STATED TASK
Exactly as written, retype the listing below, omitting the pictures.

Charts and diagrams as code
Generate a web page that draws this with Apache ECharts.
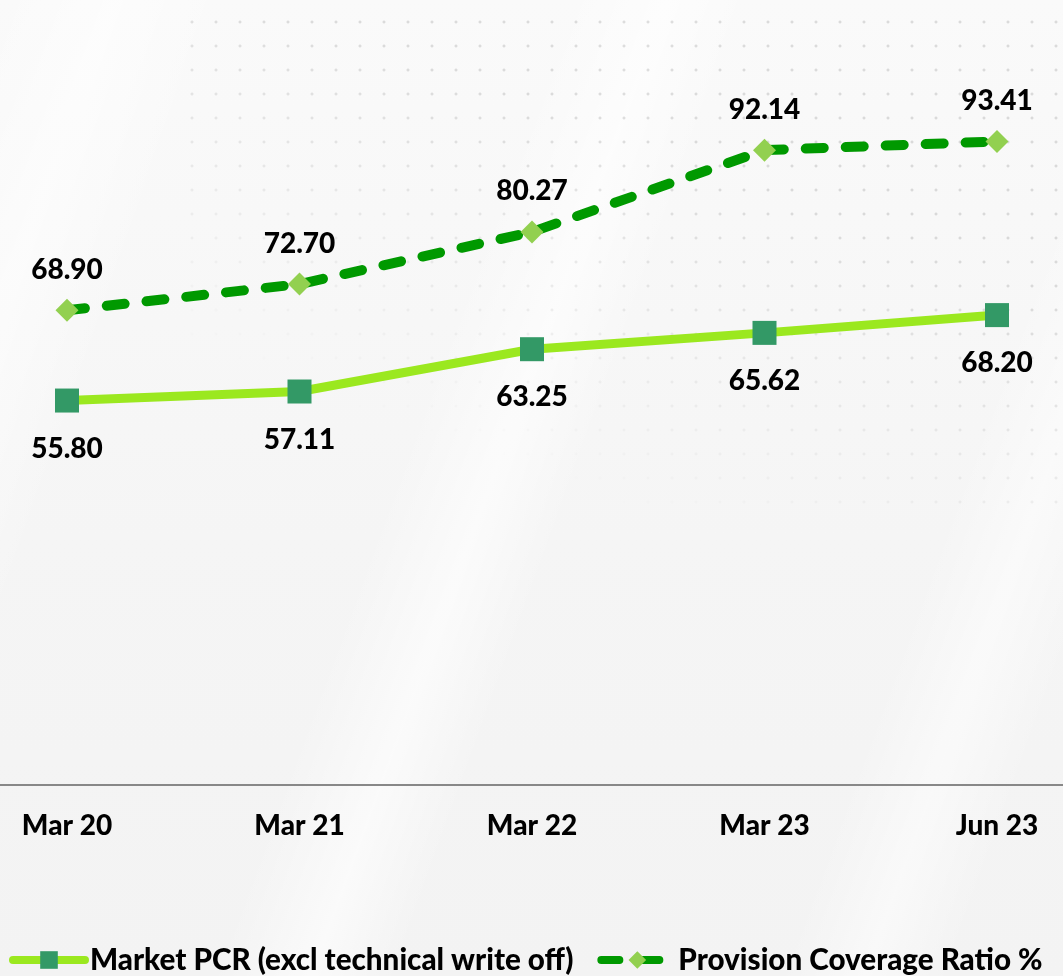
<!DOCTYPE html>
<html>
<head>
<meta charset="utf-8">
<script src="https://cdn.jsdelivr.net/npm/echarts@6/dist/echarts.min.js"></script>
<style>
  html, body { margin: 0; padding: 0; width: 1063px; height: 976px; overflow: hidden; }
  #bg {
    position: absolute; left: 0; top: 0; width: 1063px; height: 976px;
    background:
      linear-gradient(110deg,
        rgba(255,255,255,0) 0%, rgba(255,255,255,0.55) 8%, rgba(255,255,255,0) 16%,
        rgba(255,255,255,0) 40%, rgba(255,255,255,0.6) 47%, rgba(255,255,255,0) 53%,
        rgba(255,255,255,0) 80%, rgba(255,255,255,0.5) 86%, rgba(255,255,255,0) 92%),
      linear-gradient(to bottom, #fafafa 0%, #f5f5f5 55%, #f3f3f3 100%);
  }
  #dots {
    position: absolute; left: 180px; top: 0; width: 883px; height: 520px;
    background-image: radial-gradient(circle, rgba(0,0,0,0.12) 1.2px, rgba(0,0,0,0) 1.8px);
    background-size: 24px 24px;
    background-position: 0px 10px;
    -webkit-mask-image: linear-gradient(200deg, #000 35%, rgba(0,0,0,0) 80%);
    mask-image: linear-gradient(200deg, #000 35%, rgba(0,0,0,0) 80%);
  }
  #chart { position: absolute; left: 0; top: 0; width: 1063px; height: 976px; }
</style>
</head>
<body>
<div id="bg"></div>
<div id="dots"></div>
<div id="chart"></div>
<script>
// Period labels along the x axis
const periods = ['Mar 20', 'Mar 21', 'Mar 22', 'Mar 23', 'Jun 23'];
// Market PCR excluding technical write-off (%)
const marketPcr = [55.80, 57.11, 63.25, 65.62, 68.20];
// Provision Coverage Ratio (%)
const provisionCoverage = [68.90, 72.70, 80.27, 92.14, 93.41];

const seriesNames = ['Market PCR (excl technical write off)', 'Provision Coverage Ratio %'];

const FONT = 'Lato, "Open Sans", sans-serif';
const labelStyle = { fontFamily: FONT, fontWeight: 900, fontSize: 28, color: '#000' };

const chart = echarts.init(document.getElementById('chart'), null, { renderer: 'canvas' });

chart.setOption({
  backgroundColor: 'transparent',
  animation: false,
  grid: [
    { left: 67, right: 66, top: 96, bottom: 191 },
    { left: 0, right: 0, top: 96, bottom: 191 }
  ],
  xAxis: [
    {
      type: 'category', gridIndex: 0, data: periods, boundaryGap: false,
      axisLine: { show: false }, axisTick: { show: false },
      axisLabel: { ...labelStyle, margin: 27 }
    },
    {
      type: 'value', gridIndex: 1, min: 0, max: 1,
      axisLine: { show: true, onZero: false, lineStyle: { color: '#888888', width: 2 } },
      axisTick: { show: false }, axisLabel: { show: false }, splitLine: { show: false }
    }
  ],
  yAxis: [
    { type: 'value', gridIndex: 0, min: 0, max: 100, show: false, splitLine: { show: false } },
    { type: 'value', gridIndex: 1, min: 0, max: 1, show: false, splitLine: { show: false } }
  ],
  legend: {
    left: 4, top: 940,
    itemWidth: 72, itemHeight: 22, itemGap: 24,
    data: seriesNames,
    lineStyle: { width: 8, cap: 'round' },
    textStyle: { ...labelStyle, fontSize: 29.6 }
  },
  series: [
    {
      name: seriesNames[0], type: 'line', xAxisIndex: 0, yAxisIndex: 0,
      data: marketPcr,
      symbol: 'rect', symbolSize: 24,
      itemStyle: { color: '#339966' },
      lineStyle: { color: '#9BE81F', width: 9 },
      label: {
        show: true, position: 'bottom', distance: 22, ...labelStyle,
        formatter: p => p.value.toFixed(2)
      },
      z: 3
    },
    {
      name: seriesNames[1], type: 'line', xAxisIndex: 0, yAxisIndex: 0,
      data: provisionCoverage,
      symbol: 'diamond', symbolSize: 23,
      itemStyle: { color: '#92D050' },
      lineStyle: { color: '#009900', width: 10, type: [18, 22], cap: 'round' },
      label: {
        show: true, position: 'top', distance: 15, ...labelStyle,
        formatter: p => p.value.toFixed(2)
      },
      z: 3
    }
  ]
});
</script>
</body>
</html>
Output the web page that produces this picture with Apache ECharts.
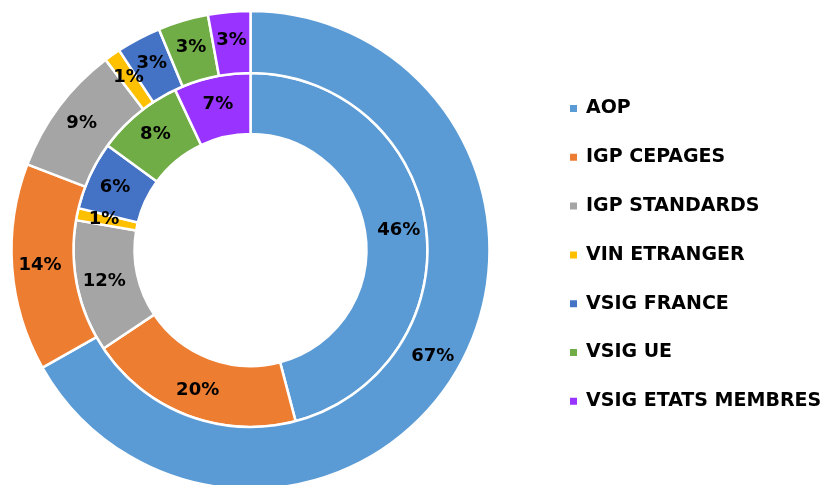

ANSWER TO THE TASK
Generate a web page that draws this with Apache ECharts.
<!DOCTYPE html>
<html>
<head>
<meta charset="utf-8">
<script src="https://cdn.jsdelivr.net/npm/echarts@6/dist/echarts.min.js"></script>
<style>
  html, body { margin: 0; padding: 0; width: 1063px; height: 976px; overflow: hidden; }
  #bg {
    position: absolute; left: 0; top: 0; width: 1063px; height: 976px;
    background:
      linear-gradient(110deg,
        rgba(255,255,255,0) 0%, rgba(255,255,255,0.55) 8%, rgba(255,255,255,0) 16%,
        rgba(255,255,255,0) 40%, rgba(255,255,255,0.6) 47%, rgba(255,255,255,0) 53%,
        rgba(255,255,255,0) 80%, rgba(255,255,255,0.5) 86%, rgba(255,255,255,0) 92%),
      linear-gradient(to bottom, #fafafa 0%, #f5f5f5 55%, #f3f3f3 100%);
  }
  #dots {
    position: absolute; left: 180px; top: 0; width: 883px; height: 520px;
    background-image: radial-gradient(circle, rgba(0,0,0,0.12) 1.2px, rgba(0,0,0,0) 1.8px);
    background-size: 24px 24px;
    background-position: 0px 10px;
    -webkit-mask-image: linear-gradient(200deg, #000 35%, rgba(0,0,0,0) 80%);
    mask-image: linear-gradient(200deg, #000 35%, rgba(0,0,0,0) 80%);
  }
  #chart { position: absolute; left: 0; top: 0; width: 1063px; height: 976px; }
</style>
</head>
<body>
<div id="bg"></div>
<div id="dots"></div>
<div id="chart"></div>
<script>
// Period labels along the x axis
const periods = ['Mar 20', 'Mar 21', 'Mar 22', 'Mar 23', 'Jun 23'];
// Market PCR excluding technical write-off (%)
const marketPcr = [55.80, 57.11, 63.25, 65.62, 68.20];
// Provision Coverage Ratio (%)
const provisionCoverage = [68.90, 72.70, 80.27, 92.14, 93.41];

const seriesNames = ['Market PCR (excl technical write off)', 'Provision Coverage Ratio %'];

const FONT = 'Lato, "Open Sans", sans-serif';
const labelStyle = { fontFamily: FONT, fontWeight: 900, fontSize: 28, color: '#000' };

const chart = echarts.init(document.getElementById('chart'), null, { renderer: 'canvas' });

chart.setOption({
  backgroundColor: 'transparent',
  animation: false,
  grid: [
    { left: 67, right: 66, top: 96, bottom: 191 },
    { left: 0, right: 0, top: 96, bottom: 191 }
  ],
  xAxis: [
    {
      type: 'category', gridIndex: 0, data: periods, boundaryGap: false,
      axisLine: { show: false }, axisTick: { show: false },
      axisLabel: { ...labelStyle, margin: 27 }
    },
    {
      type: 'value', gridIndex: 1, min: 0, max: 1,
      axisLine: { show: true, onZero: false, lineStyle: { color: '#888888', width: 2 } },
      axisTick: { show: false }, axisLabel: { show: false }, splitLine: { show: false }
    }
  ],
  yAxis: [
    { type: 'value', gridIndex: 0, min: 0, max: 100, show: false, splitLine: { show: false } },
    { type: 'value', gridIndex: 1, min: 0, max: 1, show: false, splitLine: { show: false } }
  ],
  legend: {
    left: 4, top: 940,
    itemWidth: 72, itemHeight: 22, itemGap: 24,
    data: seriesNames,
    lineStyle: { width: 8, cap: 'round' },
    textStyle: { ...labelStyle, fontSize: 29.6 }
  },
  series: [
    {
      name: seriesNames[0], type: 'line', xAxisIndex: 0, yAxisIndex: 0,
      data: marketPcr,
      symbol: 'rect', symbolSize: 24,
      itemStyle: { color: '#339966' },
      lineStyle: { color: '#9BE81F', width: 9 },
      label: {
        show: true, position: 'bottom', distance: 22, ...labelStyle,
        formatter: p => p.value.toFixed(2)
      },
      z: 3
    },
    {
      name: seriesNames[1], type: 'line', xAxisIndex: 0, yAxisIndex: 0,
      data: provisionCoverage,
      symbol: 'diamond', symbolSize: 23,
      itemStyle: { color: '#92D050' },
      lineStyle: { color: '#009900', width: 10, type: [18, 22], cap: 'round' },
      label: {
        show: true, position: 'top', distance: 15, ...labelStyle,
        formatter: p => p.value.toFixed(2)
      },
      z: 3
    }
  ]
});
</script>
</body>
</html>
Output the web page that produces this picture with Apache ECharts.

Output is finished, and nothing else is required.